フィリピンで行われている手袋作りの映像があります。ナカノ社員の窪田恭史さんが撮影編集した映像です。明るい女性工員たちの素顔が見えます。
http://blog.goo.ne.jp/hardworkisfun/e/6fed7ecb65dde0e80dea520bc05b56a0 このフィリピンのスービック工場は保税地域にあります。古着自体はフィリピン国内には輸入されません。国内のアパレル産業を保護するためフィリピンが中古衣料品の輸入を禁じているからだそうです。港の保税地域で仕分け作業をした後、そのまま使える衣類はマレーシア、シンガポール、インドなどの周辺諸国に売られていきます。アフリカに行くこともしばしばです。

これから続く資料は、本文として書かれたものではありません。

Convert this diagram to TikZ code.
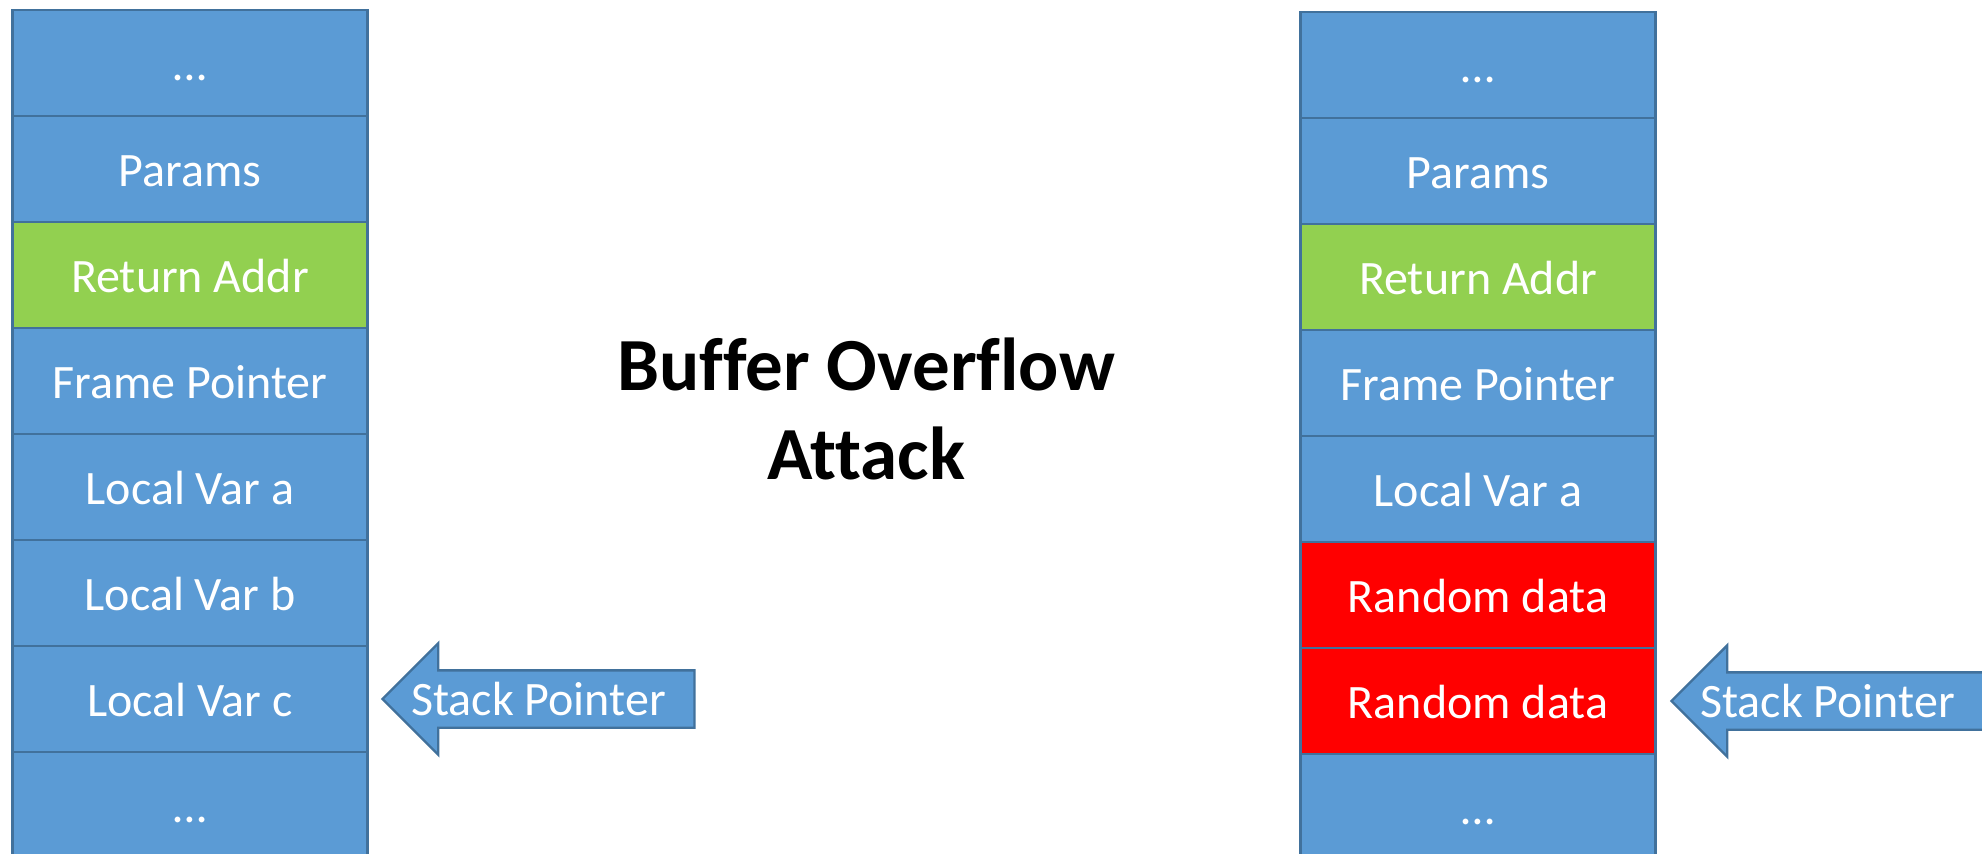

日本の古着はデザインや品質に優れ、また体形も似ているといった点でアジアでは重宝されています。箪笥に衣類を保管し、大切に使うということも日本の中古衣類の価値を高めています。さらに、これらの質の良い古着を日本人ならではのきめ細やかさで現地の人に喜ばれるよう、丁寧に選別することが何よりも大切なのだそうです。
ナカノが手袋作りに取り組みはじめたのは、これまで古着の再生品はウエス(一種の雑巾)などの工場の作業用品が中心で、一般の人には馴染みがなく、古紙などに比べ、リサイクルの姿が実感しにくかったからだそうです。そこでナカノが古くから行ってきた軍手製造の技術を応用して、この手袋を作りました。衣類のリサイクル品をもっと身近に、というのが藤田さんたちの思いです。
■ナカノ株式会社
http://www.nakano-inter.co.jp/ 昭和9年、縫製繊維屑や古布の再生繊維原料問屋として横浜の伊勢崎町に設立された。戦後はキリンビールにガラス屑を納入していた時代もある。アジアに中古衣料の輸出を始めたのは1974年に遡る。安全具や作業用品も1万点以上扱っている。
■かながわリサイクル認定製品 地味ながら、ちょっとしたアイデアを生かした様々なものがある。ペットボトルのキャップとつけかえればジョロにもなる。